Iowa was in Columbus to face then-No. 12 Ohio State on Jan. 2. The Black and Gold jumped out to a 15-point first-half lead with five minutes left. It looked like smooth sailing for Iowa and a chance to get a statement win on the road. The Buckeyes closed the half on a 17-3 run, and went into halftime only down by 1. The second half was all Ohio State, which won, 84-71.

Iowa came out hot in the first half against the Huskers in Indianapolis. Wahlin and freshman Sam Logic paced the Hawkeyes before Husker guard Lindsey Moore drained a half-court 3 to send Nebraska into half only down 3.

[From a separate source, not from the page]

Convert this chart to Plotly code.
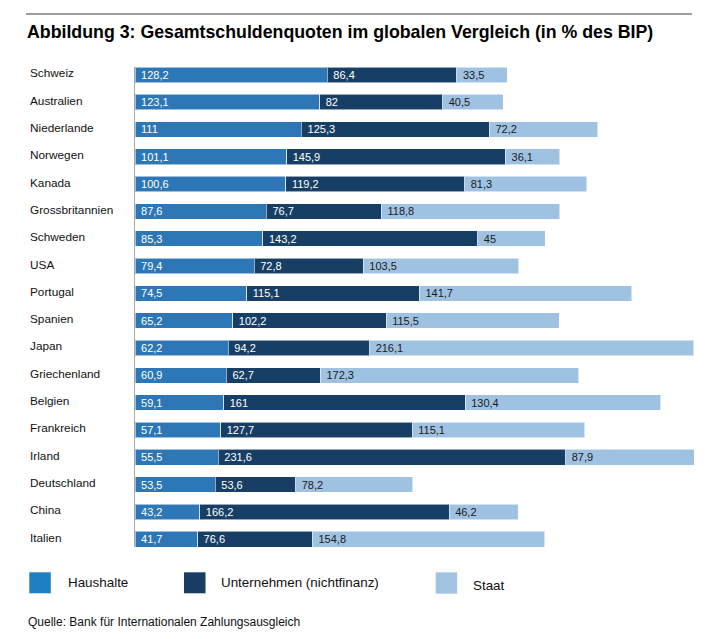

"They just seemed to be a team where they step up at the right moments," Wahlin said after the game. "It's one of those things where we knew it was coming in the second half. We knew in the locker room. We said, 'Hey — we've got to continue to play hard, continue to battle.' "

But that didn't happen as Iowa failed to make adjustments in the second act.

Logic and fellow freshman Melissa Dixon struggled after being two of the team's best players during the eight-game winning streak. Dixon finished with 8 points and failed to live up to her reputation as the Hawkeyes' best perimeter defender. The freshman wasn't able to force Moore into taking bad shots; Moore finished with 26 points on 10-for-15 shooting and was able to get anywhere she wanted on the floor.

Logic said the team knew the Huskers would hit shots.

"We just had to bounce back from it, and we just didn't this time," she said.

Watching the second half against Nebraska raises concerns about how Iowa will perform in the NCAA Tournament. The team was unable to make adjustments when it mattered, even though several players admitted they had anticipated Nebraska's game plan.

Iowa won't go far in the NCAA Tournament if its second-half play is repeated against ranked teams.
"We didn't step up in the second half," Wahlin said. "It's one of those things where we still have to learn from those top teams and learn how they play … [the loss] is one of those things where you can't focus on it too much, but you have to learn from it more than anything."